- **Short problem**: Separate out the lines that hold "diagram".

- **Material**:
Begin

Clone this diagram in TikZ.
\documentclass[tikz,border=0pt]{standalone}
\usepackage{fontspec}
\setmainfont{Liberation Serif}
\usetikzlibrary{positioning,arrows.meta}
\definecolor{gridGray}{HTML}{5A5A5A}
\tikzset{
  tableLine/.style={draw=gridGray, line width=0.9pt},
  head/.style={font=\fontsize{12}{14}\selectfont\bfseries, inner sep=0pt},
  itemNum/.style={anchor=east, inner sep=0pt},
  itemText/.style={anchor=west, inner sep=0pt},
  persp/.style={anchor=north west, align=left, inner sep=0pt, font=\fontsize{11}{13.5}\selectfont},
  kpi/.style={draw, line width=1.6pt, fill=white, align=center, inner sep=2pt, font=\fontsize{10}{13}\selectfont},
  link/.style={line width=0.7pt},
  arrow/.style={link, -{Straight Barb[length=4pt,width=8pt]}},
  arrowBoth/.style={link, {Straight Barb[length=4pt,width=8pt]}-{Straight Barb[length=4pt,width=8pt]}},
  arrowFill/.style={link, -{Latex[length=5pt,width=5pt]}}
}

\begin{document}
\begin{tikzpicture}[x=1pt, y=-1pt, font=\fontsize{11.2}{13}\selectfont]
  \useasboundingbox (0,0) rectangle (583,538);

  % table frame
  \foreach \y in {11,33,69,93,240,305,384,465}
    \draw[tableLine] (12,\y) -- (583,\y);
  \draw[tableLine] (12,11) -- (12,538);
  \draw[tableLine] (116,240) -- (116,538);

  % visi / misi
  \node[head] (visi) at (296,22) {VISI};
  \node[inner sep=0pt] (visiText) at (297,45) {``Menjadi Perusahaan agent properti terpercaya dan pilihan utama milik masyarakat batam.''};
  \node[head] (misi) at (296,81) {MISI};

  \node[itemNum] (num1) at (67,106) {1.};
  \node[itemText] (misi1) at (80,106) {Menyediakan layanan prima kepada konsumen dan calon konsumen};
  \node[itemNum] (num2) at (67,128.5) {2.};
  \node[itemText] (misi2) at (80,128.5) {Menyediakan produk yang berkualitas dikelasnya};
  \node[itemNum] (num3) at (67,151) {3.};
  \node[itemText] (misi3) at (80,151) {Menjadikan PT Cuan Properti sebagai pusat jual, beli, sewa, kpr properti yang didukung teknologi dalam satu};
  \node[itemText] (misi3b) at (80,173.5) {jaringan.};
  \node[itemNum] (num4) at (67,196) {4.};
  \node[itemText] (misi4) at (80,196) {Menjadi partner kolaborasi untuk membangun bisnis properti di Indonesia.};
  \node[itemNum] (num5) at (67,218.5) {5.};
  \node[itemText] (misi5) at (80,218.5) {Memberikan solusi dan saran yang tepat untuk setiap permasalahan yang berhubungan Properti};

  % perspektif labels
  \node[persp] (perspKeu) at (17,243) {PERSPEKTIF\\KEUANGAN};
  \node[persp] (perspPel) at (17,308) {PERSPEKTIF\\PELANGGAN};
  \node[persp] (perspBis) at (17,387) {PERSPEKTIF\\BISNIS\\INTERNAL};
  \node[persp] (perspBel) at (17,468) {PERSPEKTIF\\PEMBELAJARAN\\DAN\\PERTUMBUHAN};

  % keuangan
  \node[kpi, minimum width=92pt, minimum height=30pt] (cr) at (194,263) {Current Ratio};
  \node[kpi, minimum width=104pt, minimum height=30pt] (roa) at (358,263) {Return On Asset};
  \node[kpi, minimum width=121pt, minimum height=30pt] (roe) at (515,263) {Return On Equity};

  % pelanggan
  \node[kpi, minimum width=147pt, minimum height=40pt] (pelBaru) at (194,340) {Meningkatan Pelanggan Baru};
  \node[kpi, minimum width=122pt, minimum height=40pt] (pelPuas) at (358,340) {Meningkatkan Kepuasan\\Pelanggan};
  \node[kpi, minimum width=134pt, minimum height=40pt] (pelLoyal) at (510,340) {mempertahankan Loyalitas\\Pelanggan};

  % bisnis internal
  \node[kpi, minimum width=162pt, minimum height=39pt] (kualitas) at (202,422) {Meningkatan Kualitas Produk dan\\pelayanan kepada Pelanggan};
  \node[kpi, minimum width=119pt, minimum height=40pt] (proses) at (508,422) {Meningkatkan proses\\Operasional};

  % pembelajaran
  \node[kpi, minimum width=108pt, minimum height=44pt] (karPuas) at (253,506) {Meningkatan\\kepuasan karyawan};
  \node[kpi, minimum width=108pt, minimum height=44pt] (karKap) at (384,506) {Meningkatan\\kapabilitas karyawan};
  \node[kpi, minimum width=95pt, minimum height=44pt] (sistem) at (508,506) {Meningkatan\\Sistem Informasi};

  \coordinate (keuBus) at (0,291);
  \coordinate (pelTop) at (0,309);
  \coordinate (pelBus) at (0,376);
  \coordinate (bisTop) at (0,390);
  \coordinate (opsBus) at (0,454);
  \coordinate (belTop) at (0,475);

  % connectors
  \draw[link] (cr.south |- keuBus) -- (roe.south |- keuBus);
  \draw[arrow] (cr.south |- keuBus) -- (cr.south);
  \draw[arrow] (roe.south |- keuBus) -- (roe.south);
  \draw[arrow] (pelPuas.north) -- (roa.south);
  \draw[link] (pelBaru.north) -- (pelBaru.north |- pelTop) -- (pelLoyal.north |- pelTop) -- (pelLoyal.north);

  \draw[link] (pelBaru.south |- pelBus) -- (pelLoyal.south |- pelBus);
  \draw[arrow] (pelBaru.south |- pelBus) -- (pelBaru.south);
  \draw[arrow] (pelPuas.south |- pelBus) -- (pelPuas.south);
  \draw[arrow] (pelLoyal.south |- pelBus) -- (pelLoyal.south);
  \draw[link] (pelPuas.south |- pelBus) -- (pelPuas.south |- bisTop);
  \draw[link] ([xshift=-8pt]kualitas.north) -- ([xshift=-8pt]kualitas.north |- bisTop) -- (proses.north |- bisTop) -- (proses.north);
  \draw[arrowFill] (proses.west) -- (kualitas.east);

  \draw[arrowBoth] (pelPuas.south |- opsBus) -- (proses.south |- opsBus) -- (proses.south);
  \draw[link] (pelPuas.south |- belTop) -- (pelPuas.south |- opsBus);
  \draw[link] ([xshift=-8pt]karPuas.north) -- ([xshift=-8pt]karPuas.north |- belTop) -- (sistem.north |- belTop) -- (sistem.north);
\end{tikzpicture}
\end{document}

End
Begin

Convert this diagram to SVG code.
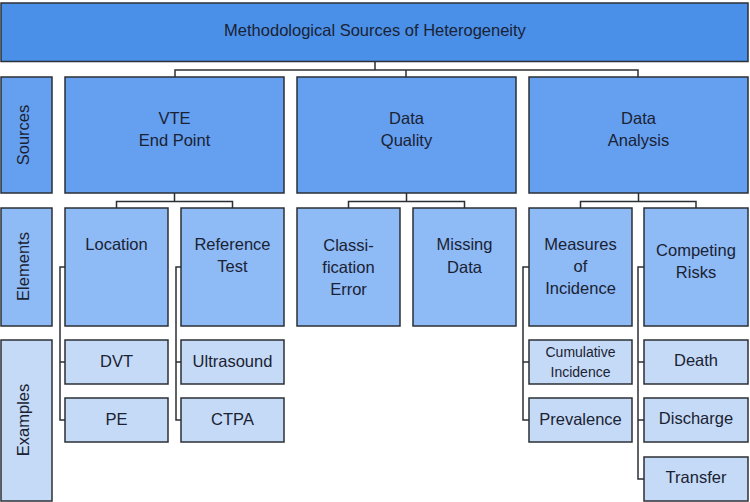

End
Begin

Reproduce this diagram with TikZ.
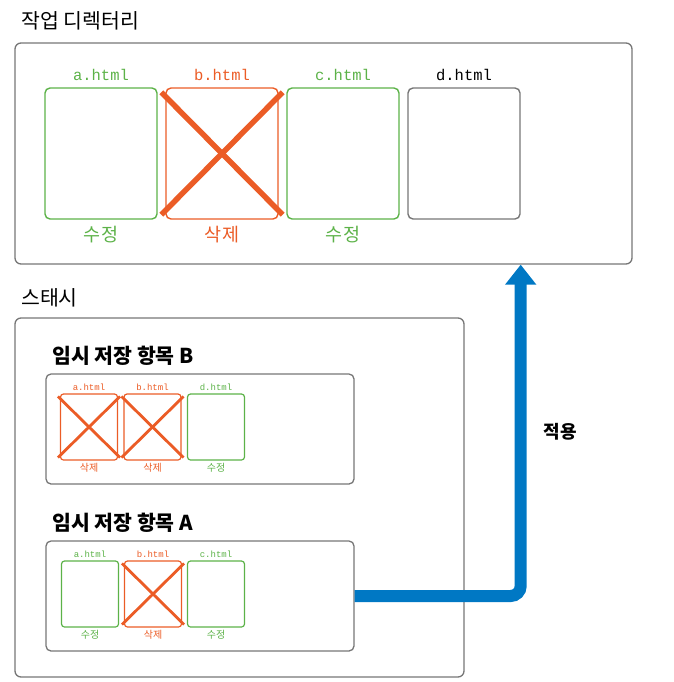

End

- **Task response**:
Clone this diagram in TikZ.
Convert this diagram to SVG code.
Reproduce this diagram with TikZ.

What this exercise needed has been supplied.